The ceremony itself can take hours to complete, and a lifetime to learn, so it would be best to discuss just the preparation of the matcha and the utensils used, as this can apply to every day enjoyment of the tea. The equipage needed for preparing matcha are the chawan (tea bowl), chasen (bamboo whisk), chashaku (bamboo tea scoop), furui (matcha powder sifter), hishaku (bamboo ladle), kama (large kettle), and an hearth or heat source. First the matcha powder is sifted in the furui, so that it is the perfect fine consistency; this is usually prepared beforehand in the tea ceremony. The kama is placed over the heat source and allowed to come to a simmering boil. Using the hishaku, one will dip into the kama to draw out water to use to warm the tea bowl. This water is discarded. Then, the matcha is measured into the chawan using 2 or 3 scoops of the chasaku. Another ladle of hot water (about 4 oz.) is drawn from the kama and poured into the bowl. Using the chasen, the tea is whipped into a thick and frothy substance. The tea can then be drunk directly from the bowl. While tea ceremony is an important aspect of Japanese life, there are many other ways that the Japanese people enjoy tea every day. Recently, Western-style black tea has become popular, especially for breakfasts that include bread or pastries. Chinese teas, especially oolongs are enjoyed at home and in restaurants. And for on-the-go lifestyles, bottled and canned teas are widely enjoyed.
Tea in India only gained popularity as a national beverage in the 19th century after the British began to create large scale tea plantations in order to ensure adequate supplies for their country’s growing thirst. India is one of the world’s largest suppliers of tea, and yet because of this very recent history, tea has not had time to appropriate any elaborate tea rituals like in Japan or China. Although not ritualized, tea is more a part of everyday life at home, work, on the streets and while traveling.

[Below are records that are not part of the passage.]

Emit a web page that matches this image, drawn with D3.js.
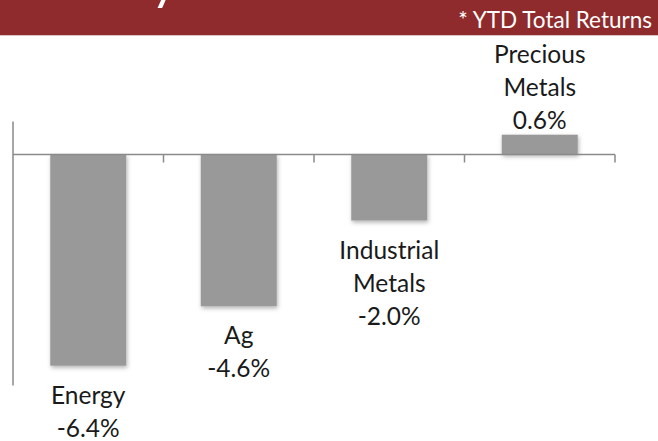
<!DOCTYPE html>
<html>
<head>
<meta charset="utf-8">
<script src="https://cdn.jsdelivr.net/npm/d3@7"></script>
<style>
  body { margin: 0; background: #fff; }
  svg { display: block; }
</style>
</head>
<body>
<script>
// YTD total returns by commodity sector (%)
let categories = ['Energy', 'Ag', 'Industrial Metals', 'Precious Metals']
let labelLines = [['Energy'], ['Ag'], ['Industrial', 'Metals'], ['Precious', 'Metals']]
let returns = [-6.4, -4.6, -2.0, 0.6]
let subtitle = '* YTD Total Returns'

let width = 658
let height = 441
let font = 'Lato, "Open Sans", sans-serif'

let data = categories.map((c, i) => ({ name: c, lines: labelLines[i], value: returns[i] }))

let svg = d3.select('body').append('svg')
    .attr('width', width)
    .attr('height', height)

let defs = svg.append('defs')
let f = defs.append('filter')
    .attr('id', 'shadow')
    .attr('x', '-10%').attr('y', '-10%')
    .attr('width', '130%').attr('height', '130%')
f.append('feDropShadow')
    .attr('dx', 1).attr('dy', 2)
    .attr('stdDeviation', 2)
    .attr('flood-color', '#000')
    .attr('flood-opacity', 0.3)

// banner (title above is cropped off in the original, only a descender shows)
svg.append('rect')
    .attr('x', 0).attr('y', 0)
    .attr('width', width).attr('height', 35)
    .attr('fill', '#8f2b2c')
svg.append('line')
    .attr('x1', 0).attr('x2', width)
    .attr('y1', 35.5).attr('y2', 35.5)
    .attr('stroke', '#d9c4c4')
    .attr('stroke-width', 1)
svg.append('text')
    .text('y')
    .attr('x', 151).attr('y', -1)
    .attr('fill', '#fff')
    .style('font-family', font)
    .style('font-size', '52px')
svg.append('text')
    .text(subtitle)
    .attr('x', 652).attr('y', 28)
    .attr('text-anchor', 'end')
    .attr('fill', '#fff')
    .style('font-family', font)
    .style('font-size', '22.5px')

let x = d3.scaleBand()
    .domain(categories)
    .range([13, 615])
    .padding(0)

let y = d3.scaleLinear()
    .domain([-7, 1])
    .range([385.5, 121.5])

let barW = x.bandwidth() * 0.505

// bars
svg.append('g')
    .attr('fill', '#999999')
    .attr('filter', 'url(#shadow)')
  .selectAll('rect')
  .data(data)
  .join('rect')
    .attr('x', d => x(d.name) + (x.bandwidth() - barW) / 2)
    .attr('y', d => y(Math.max(0, d.value)))
    .attr('width', barW)
    .attr('height', d => Math.abs(y(d.value) - y(0)))

// axes
let axisColor = '#8a8a8a'
svg.append('line')
    .attr('x1', 13).attr('x2', 13)
    .attr('y1', y(1)).attr('y2', y(-7))
    .attr('stroke', axisColor)
    .attr('stroke-width', 1.5)

let gx = svg.append('g')
    .attr('transform', `translate(0,${y(0)})`)
gx.append('line')
    .attr('x1', 13).attr('x2', 615)
    .attr('stroke', axisColor)
    .attr('stroke-width', 1.5)
let bounds = categories.map(c => x(c)).concat([x.range()[1]])
gx.selectAll('line.tk')
  .data(bounds.slice(1))
  .join('line')
    .attr('class', 'tk')
    .attr('x1', d => d).attr('x2', d => d)
    .attr('y1', 0).attr('y2', 8)
    .attr('stroke', axisColor)
    .attr('stroke-width', 1.5)

// data labels
let fmt = v => v.toFixed(1) + '%'
let lineH = 33
let labels = svg.append('g')
    .attr('text-anchor', 'middle')
    .attr('fill', '#1a1a1a')
    .style('font-family', font)
    .style('font-size', '24.5px')

data.forEach(d => {
  let lines = d.lines.concat([fmt(d.value)])
  let cx = x(d.name) + x.bandwidth() / 2
  let y0 = d.value < 0 ? y(d.value) + 38 : y(d.value) - 6 - (lines.length - 1) * lineH
  lines.forEach((t, i) => {
    labels.append('text')
        .text(t)
        .attr('x', cx)
        .attr('y', y0 + i * lineH)
  })
})
</script>
</body>
</html>
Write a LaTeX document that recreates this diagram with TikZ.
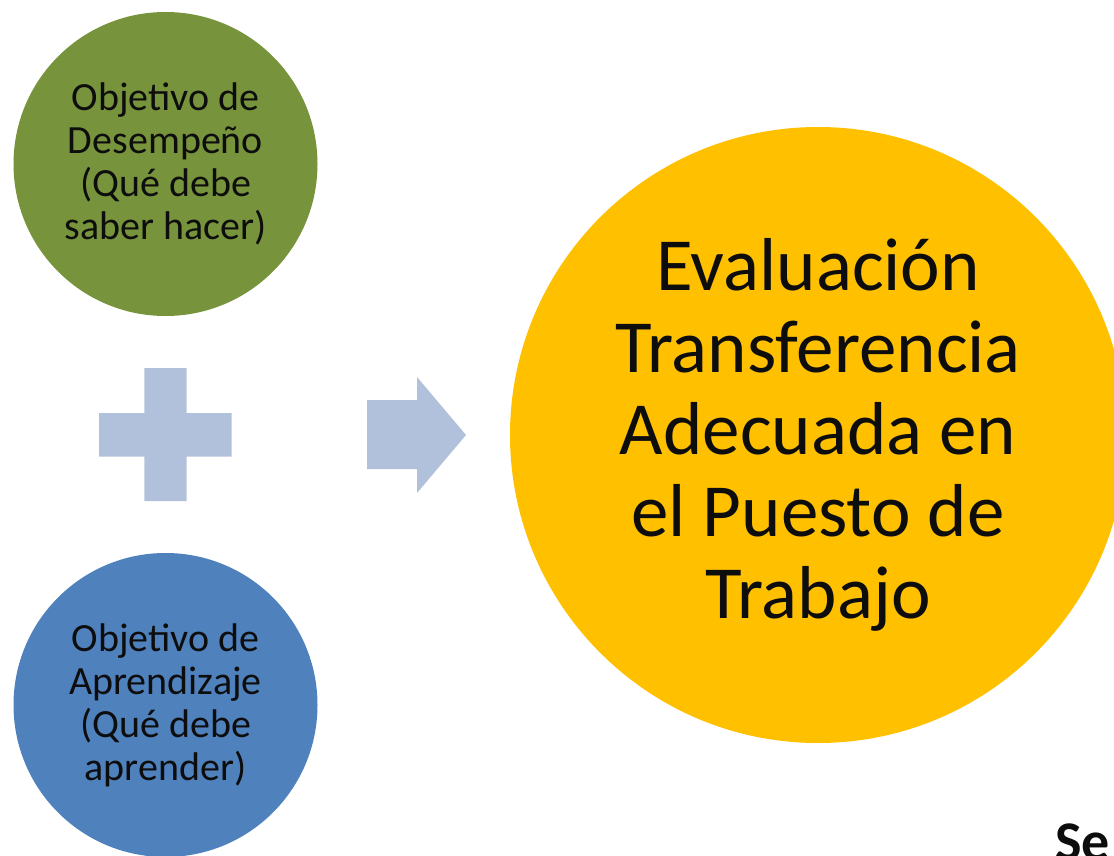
\documentclass[tikz,border=0pt]{standalone}
\usepackage{fontspec}
\setmainfont{Carlito}
\usepackage{tikz}
\definecolor{verdeObj}{HTML}{77933C}
\definecolor{azulObj}{HTML}{4F81BD}
\definecolor{amarilloEval}{HTML}{FFC000}
\definecolor{celeste}{HTML}{B2C1DB}
\definecolor{tinta}{HTML}{0D0D0D}

\begin{document}
\begin{tikzpicture}[x=1pt,y=-1pt,
    objetivo/.style={circle, minimum size=304pt, inner sep=0pt, align=center,
        text=tinta, font=\fontsize{40}{43}\selectfont},
    evaluacion/.style={circle, fill=amarilloEval, minimum size=616pt, inner sep=0pt,
        align=center, text=tinta, font=\fontsize{75}{82}\selectfont}]
    \useasboundingbox (0,0) rectangle (1114,856);
    \clip (0,0) rectangle (1114,856);
    \def\plusV{(144.3,368) rectangle (186.7,501)}
    \def\plusH{(99,413) rectangle (231.7,456.7)}
    \node[objetivo, fill=verdeObj] (desempeno) at (165.5,164)
        {Objetivo de\\Desempeño\\(Qué debe\\saber hacer)};
    \node[objetivo, fill=azulObj] (aprendizaje) at (165.5,705)
        {Objetivo de\\Aprendizaje\\(Qué debe\\aprender)};
    \fill[celeste] \plusV \plusH;
    \fill[celeste] (367,400) -- (417,400) -- (417,377) -- (466,435)
        -- (417,493) -- (417,469) -- (367,469) -- cycle;
    \node[evaluacion] (transferencia) at (818,435)
        {Evaluación\\Transferencia\\Adecuada en\\el Puesto de\\Trabajo};
    \node[anchor=base west, text=tinta, font=\fontsize{56}{64}\selectfont\bfseries,
        inner sep=0pt] (pie) at (1055,860) {Se};
\end{tikzpicture}
\end{document}
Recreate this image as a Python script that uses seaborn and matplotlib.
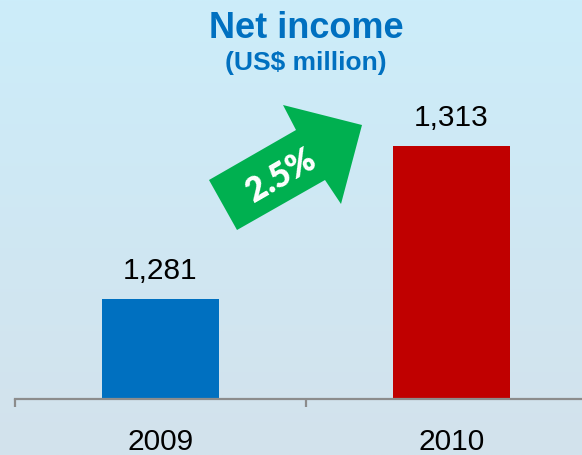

Cha-ya is the preferred style of tea sold on the streets, in train stations and in restaurants. Cha-ya is strong black tea, spiced with cardamom, fennel, cloves or other spices, sweetened with sugar and mixed with milk for a sweet and creamy beverage, that many Westerners would know as Chai tea. This tea can be drunk alone, but is often enjoyed with a savory snack like samosas. Usually street vendors or train stations will sell this tea in small clay cups that are only used once, and then smashed after use. Whether enjoyed on the street or at home, Cha-ya provides respite from the heat or weariness from travel or work.